In mathematics, an ordered pair is a set of two elements where the order in which these elements appear is significant. Ordered pairs are typically used to denote coordinates on a graph, such as \((x, y)\). The first element of the pair, \(x\), is often called the "abscissa," and the second element, \(y\), is called the "ordinate."

• Abscissa (x) - The horizontal value.
• Ordinate (y) - The vertical value.

Understanding ordered pairs is essential because they help in plotting points on a graph and allow us to solve systems of equations or inequalities. When given an ordered pair, it’s important to ensure that the values are substituted correctly into any given equation or inequality to determine their truth.

Substitution is a method used to replace variables with specific values in mathematical expressions. This technique is crucial when working with inequalities to test potential solutions. In our example, given the ordered pair \((5, 5)\), substitution involves inserting these values into the inequality \(y \geq x^2 - 25\).

By replacing \(x\) with 5 and \(y\) with 5, the inequality becomes \(5 \geq 5^2 - 25\). This step transforms an abstract inequality into a concrete statement that can be evaluated. Accurate substitution is key to correctly solving or proving inequalities.

Once substitution has been performed, the next step is to evaluate the inequality. This means simplifying the mathematical expression to verify if it holds true. In the example provided, we've already substituted and have:\[5 \geq 5^2 - 25\].

Now, calculate the square of 5, which is 25, thus the inequality simplifies to:

• Calculate \(5^2\), getting 25.
• Subtract 25 from 25, resulting in 0.
• Replace into inequality: \(5 \geq 0\).

The resulting statement decides whether the given ordered pair (5,5) satisfies the inequality.
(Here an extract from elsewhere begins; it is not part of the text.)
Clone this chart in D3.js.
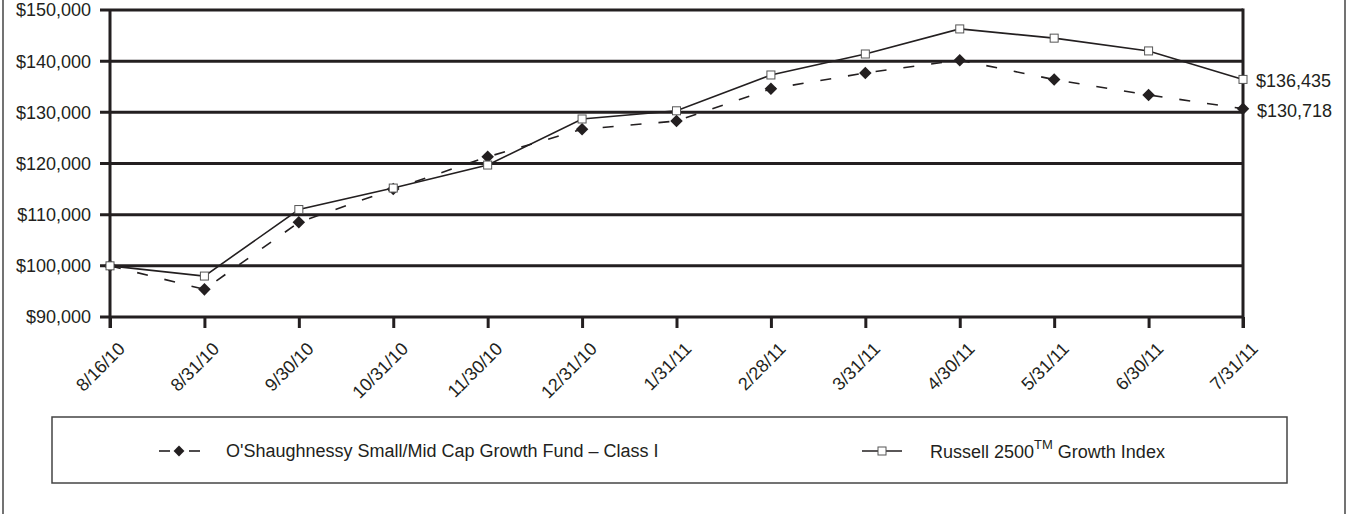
<!DOCTYPE html>
<html>
<head>
<meta charset="utf-8">
<script src="https://d3js.org/d3.v7.min.js"></script>
<style>
	body { margin: 0; background: #fff; }
	text { font-family: "Liberation Sans", Arial, Helvetica, sans-serif; fill: #231f20; }
</style>
</head>
<body>
<div id="chart-area"></div>
<script>

// Data
var dates = ["8/16/10", "8/31/10", "9/30/10", "10/31/10", "11/30/10", "12/31/10", "1/31/11",
	"2/28/11", "3/31/11", "4/30/11", "5/31/11", "6/30/11", "7/31/11"];

var fundValues = [100000, 95400, 108500, 115000, 121300, 126700, 128300,
	134600, 137700, 140200, 136400, 133400, 130718];

var indexValues = [100000, 98000, 111000, 115200, 119700, 128700, 130300,
	137300, 141400, 146300, 144500, 142000, 136435];

var yTicks = [90000, 100000, 110000, 120000, 130000, 140000, 150000];

var fundName = "O'Shaughnessy Small/Mid Cap Growth Fund \u2013 Class I";
var endLabels = ["$136,435", "$130,718"];

// SVG drawing area
var width = 1348, height = 514;
var ink = "#231f20";

var svg = d3.select("#chart-area").append("svg")
	.attr("width", width)
	.attr("height", height);

// outer frame (open at top and bottom)
svg.append("line").attr("x1", 3).attr("x2", 3).attr("y1", 0).attr("y2", height)
	.attr("stroke", "#444").attr("stroke-width", 1.5);
svg.append("line").attr("x1", 1345).attr("x2", 1345).attr("y1", 0).attr("y2", height)
	.attr("stroke", "#444").attr("stroke-width", 1.5);

var x = d3.scalePoint()
	.domain(dates)
	.range([110, 1243]);

var y = d3.scaleLinear()
	.domain([90000, 150000])
	.range([317, 10]);

var fmt = d3.format("$,");

// grid lines
svg.append("g")
	.selectAll("line")
	.data(yTicks)
	.enter().append("line")
	.attr("x1", 100)
	.attr("x2", 1243)
	.attr("y1", function(d) { return y(d); })
	.attr("y2", function(d) { return y(d); })
	.attr("stroke", ink)
	.attr("stroke-width", 3);

// y labels
svg.append("g")
	.selectAll("text")
	.data(yTicks)
	.enter().append("text")
	.attr("x", 91)
	.attr("y", function(d) { return y(d); })
	.attr("dy", "0.36em")
	.attr("text-anchor", "end")
	.attr("font-size", 18)
	.text(function(d) { return fmt(d); });

// left and right edges of plot
svg.append("line").attr("x1", 110).attr("x2", 110).attr("y1", 10).attr("y2", 328)
	.attr("stroke", ink).attr("stroke-width", 3);
svg.append("line").attr("x1", 1243).attr("x2", 1243).attr("y1", 8.5).attr("y2", 328)
	.attr("stroke", ink).attr("stroke-width", 3);

// x axis
var xAxis = d3.axisBottom(x)
	.tickSize(11)
	.tickFormat("");

var gx = svg.append("g")
	.attr("transform", "translate(0," + y(90000) + ")")
	.call(xAxis);
gx.select(".domain").remove();
gx.selectAll(".tick line").attr("stroke", ink).attr("stroke-width", 3);

svg.append("g")
	.selectAll("text")
	.data(dates)
	.enter().append("text")
	.attr("text-anchor", "end")
	.attr("font-size", 18)
	.attr("transform", function(d) {
		return "translate(" + (x(d) + 16) + ",350) rotate(-45)";
	})
	.text(function(d) { return d; });

// lines
var line = d3.line()
	.x(function(d, i) { return x(dates[i]); })
	.y(function(d) { return y(d); });

svg.append("path")
	.datum(fundValues)
	.attr("d", line)
	.attr("fill", "none")
	.attr("stroke", ink)
	.attr("stroke-width", 1.6)
	.attr("stroke-dasharray", "11,17");

svg.append("path")
	.datum(indexValues)
	.attr("d", line)
	.attr("fill", "none")
	.attr("stroke", ink)
	.attr("stroke-width", 1.6);

// markers
var diamond = d3.symbol().type(d3.symbolDiamond2).size(100);

svg.append("g")
	.selectAll("path")
	.data(fundValues)
	.enter().append("path")
	.attr("d", diamond)
	.attr("transform", function(d, i) {
		return "translate(" + x(dates[i]) + "," + y(d) + ")";
	})
	.attr("fill", ink);

svg.append("g")
	.selectAll("rect")
	.data(indexValues)
	.enter().append("rect")
	.attr("x", function(d, i) { return x(dates[i]) - 4; })
	.attr("y", function(d) { return y(d) - 4; })
	.attr("width", 8)
	.attr("height", 8)
	.attr("fill", "#fff")
	.attr("stroke", "#555")
	.attr("stroke-width", 1);

// end value labels
var last = dates.length - 1;
svg.append("text")
	.attr("x", 1256)
	.attr("y", y(indexValues[last]))
	.attr("dy", "0.42em")
	.attr("font-size", 18)
	.text(endLabels[0]);
svg.append("text")
	.attr("x", 1257)
	.attr("y", y(fundValues[last]))
	.attr("dy", "0.45em")
	.attr("font-size", 18)
	.text(endLabels[1]);

// legend
var legend = svg.append("g");
legend.append("rect")
	.attr("x", 52).attr("y", 417)
	.attr("width", 1235).attr("height", 66)
	.attr("fill", "none")
	.attr("stroke", "#444")
	.attr("stroke-width", 1.5);

var ly = 451;
legend.append("line").attr("x1", 159).attr("x2", 170).attr("y1", ly).attr("y2", ly)
	.attr("stroke", ink).attr("stroke-width", 1.6);
legend.append("line").attr("x1", 189).attr("x2", 200).attr("y1", ly).attr("y2", ly)
	.attr("stroke", ink).attr("stroke-width", 1.6);
legend.append("path")
	.attr("d", d3.symbol().type(d3.symbolDiamond2).size(75))
	.attr("transform", "translate(179," + ly + ")")
	.attr("fill", ink);
legend.append("text")
	.attr("x", 226).attr("y", ly).attr("dy", "0.36em")
	.attr("font-size", 18)
	.text(fundName);

legend.append("line").attr("x1", 862).attr("x2", 902).attr("y1", ly).attr("y2", ly)
	.attr("stroke", ink).attr("stroke-width", 1.6);
legend.append("rect")
	.attr("x", 878).attr("y", ly - 4).attr("width", 8).attr("height", 8)
	.attr("fill", "#fff").attr("stroke", "#555").attr("stroke-width", 1);

var idx = legend.append("text")
	.attr("x", 930).attr("y", ly + 6.5)
	.attr("font-size", 18);
idx.append("tspan").text("Russell 2500");
idx.append("tspan").attr("font-size", 13).attr("dy", -9).text("TM");
idx.append("tspan").attr("dy", 9).text(" Growth Index");

</script>
</body>
</html>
The simplification process is fundamental to clearly understand if and how an inequality holds true.

Verification involves confirming that the simplified statement derived from substitution is valid. Essentially, you verify a solution by ensuring that the mathematical inequality is satisfied when evaluated with the given numbers. In this instance, we ended up with the inequality:

\(5 \geq 0\).

• Since 5 is greater than 0, the inequality holds.
• The ordered pair \((5, 5)\) is indeed a solution.

Verification solidifies our confidence in the chosen solution. The process acts as a double-check, proving that substitution and evaluation were performed correctly, assuring that the answer is logically sound and correctly reasoned.